Use this activity to engage all types of learners, while requiring that they refer to and incorporate details from the text over the course of the activity.
“The Other Communities of the Holocaust”
In this activity, students complete a research project focusing on a non-Jewish community targeted by Nazi Germany for extermination.
In Chapter 9, Yanek describes other groups of people who were targeted by the Nazi German regime and sent to the concentration camps for forced labor and extermination. In this activity, work with a group to research a particular community and how its members were affected by Nazi German policies. Use the questions below to guide your research and share your findings with the class.
After presenting your information, field questions from the class and briefly discuss the theme ideas of Dehumanization, Good Versus Evil, and The Desire to Survive.

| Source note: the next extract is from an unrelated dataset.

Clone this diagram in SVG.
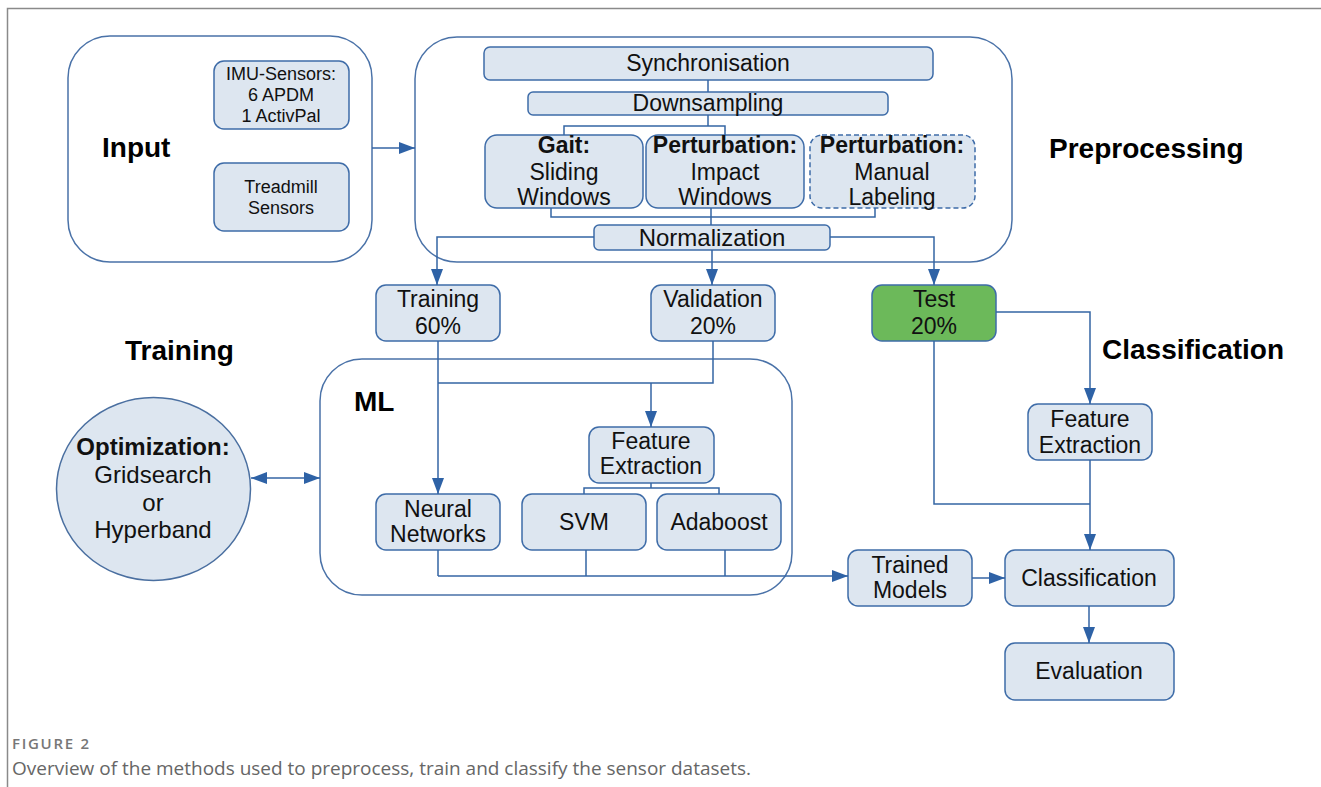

Teaching Suggestion: This activity broadens the discussion of the concentration camps to focus on the lesser-discussed communities affected by the Holocaust such as political prisoners (e.g., communists), criminals, the Roma community, Jehovah’s Witnesses, and the LGBTQ+ community. Students can work in groups to focus on a community such as one listed above and how they were targeted for extermination. Students assigned the broader categories of “criminals” and “political prisoners” may also focus on the types of individuals (specific criminals or specific crimes) that were targeted by the Nazi German state. Additionally, this Activity might be extended into an opportunity for traditional research-based writing with students, including how to 1. conduct preliminary research, 2. write an annotated bibliography, 3. draft a thesis statement, 4. compose an outline, 5. submit a first/second draft for review, and finally 6. participate in a peer-review process.
Differentiation Suggestion: For classes at an introductory level, this activity may be adapted to focus primarily on assembling a poster board of visuals and general data, as well as developing public speaking skills.